- [WORKING DATA]:
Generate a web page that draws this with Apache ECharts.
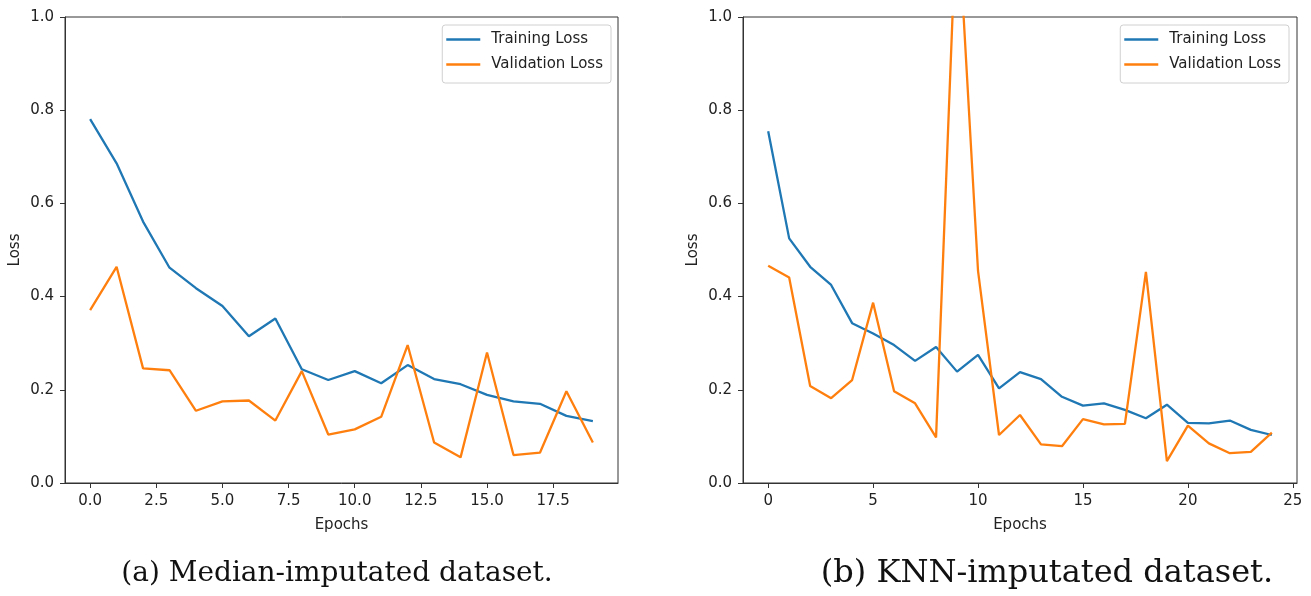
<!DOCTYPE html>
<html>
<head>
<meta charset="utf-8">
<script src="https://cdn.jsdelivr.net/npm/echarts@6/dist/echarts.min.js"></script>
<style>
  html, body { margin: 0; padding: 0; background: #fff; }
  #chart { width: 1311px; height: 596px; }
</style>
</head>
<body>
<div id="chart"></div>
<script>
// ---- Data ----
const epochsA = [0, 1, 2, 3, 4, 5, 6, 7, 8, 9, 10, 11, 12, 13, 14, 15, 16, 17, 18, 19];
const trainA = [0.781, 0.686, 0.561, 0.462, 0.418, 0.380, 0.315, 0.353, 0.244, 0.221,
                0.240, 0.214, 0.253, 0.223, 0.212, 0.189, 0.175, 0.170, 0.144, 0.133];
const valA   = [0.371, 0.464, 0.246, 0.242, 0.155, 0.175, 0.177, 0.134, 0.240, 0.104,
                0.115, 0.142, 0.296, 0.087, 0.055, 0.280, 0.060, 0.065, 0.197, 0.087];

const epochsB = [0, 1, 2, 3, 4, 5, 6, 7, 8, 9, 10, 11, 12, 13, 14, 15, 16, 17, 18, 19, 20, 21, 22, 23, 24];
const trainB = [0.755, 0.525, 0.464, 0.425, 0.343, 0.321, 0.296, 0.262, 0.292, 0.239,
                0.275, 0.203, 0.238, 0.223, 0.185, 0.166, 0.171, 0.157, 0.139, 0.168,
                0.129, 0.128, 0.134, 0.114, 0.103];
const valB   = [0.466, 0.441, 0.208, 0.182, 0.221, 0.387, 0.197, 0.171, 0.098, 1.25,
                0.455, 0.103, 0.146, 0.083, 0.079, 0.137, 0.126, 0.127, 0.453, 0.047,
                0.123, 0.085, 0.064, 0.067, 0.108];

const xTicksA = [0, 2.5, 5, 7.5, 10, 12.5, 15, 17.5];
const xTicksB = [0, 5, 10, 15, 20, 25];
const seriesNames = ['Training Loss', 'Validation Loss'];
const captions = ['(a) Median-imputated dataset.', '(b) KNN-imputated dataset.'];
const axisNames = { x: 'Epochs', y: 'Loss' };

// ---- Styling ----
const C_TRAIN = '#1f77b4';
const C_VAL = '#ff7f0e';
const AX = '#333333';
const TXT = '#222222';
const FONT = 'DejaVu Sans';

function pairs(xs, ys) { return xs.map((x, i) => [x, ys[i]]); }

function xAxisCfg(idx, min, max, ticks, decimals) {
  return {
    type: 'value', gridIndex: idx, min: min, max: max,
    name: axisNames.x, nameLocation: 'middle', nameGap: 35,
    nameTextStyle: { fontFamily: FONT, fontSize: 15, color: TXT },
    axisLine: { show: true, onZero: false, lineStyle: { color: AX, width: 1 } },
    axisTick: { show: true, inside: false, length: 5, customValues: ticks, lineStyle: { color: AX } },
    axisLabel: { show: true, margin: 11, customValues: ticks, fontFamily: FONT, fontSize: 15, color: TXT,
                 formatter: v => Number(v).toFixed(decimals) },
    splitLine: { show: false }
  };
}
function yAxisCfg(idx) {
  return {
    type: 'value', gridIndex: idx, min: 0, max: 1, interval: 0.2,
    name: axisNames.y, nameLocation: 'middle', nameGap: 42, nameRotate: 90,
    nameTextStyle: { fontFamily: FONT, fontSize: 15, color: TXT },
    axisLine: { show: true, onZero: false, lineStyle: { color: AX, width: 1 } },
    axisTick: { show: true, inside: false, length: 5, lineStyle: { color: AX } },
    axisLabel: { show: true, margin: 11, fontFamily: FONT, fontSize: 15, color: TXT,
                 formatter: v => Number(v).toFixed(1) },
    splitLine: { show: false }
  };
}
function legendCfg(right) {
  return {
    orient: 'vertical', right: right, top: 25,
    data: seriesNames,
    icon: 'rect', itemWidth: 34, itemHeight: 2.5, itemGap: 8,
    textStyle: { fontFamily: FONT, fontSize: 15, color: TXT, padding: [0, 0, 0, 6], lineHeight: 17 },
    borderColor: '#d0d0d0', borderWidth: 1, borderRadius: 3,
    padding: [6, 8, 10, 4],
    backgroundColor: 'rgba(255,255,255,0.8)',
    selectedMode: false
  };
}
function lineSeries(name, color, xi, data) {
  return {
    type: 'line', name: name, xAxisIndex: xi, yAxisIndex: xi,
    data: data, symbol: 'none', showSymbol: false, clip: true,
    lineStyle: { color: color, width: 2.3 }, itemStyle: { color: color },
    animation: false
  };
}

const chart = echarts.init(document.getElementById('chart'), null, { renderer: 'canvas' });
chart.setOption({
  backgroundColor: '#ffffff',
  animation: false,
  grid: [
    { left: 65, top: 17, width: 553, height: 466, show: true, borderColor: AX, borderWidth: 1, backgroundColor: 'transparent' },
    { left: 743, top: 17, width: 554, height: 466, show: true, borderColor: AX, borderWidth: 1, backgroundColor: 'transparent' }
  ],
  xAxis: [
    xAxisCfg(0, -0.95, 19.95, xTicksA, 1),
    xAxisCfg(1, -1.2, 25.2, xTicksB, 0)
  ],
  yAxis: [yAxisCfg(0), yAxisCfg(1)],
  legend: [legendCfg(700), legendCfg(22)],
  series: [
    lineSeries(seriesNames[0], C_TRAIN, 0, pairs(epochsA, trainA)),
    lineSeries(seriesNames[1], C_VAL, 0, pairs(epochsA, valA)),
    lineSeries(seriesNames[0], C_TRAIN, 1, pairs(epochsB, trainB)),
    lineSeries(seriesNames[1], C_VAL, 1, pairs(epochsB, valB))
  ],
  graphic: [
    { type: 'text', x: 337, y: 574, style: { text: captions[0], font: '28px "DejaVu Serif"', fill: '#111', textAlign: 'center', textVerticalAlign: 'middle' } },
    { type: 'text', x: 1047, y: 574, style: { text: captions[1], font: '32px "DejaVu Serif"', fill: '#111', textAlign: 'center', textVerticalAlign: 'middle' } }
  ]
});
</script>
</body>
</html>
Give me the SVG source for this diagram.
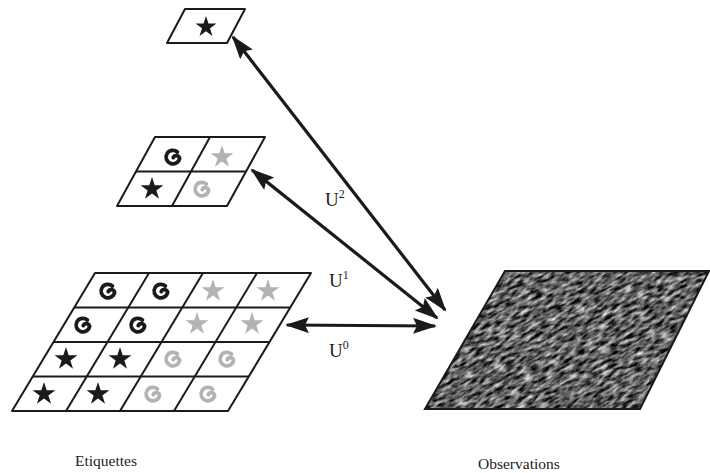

- [EXERCISE AIM]: Where a line above includes "this", copy that line.

- [PROBLEM SOLUTION]:
Generate a web page that draws this with Apache ECharts.
Give me the SVG source for this diagram.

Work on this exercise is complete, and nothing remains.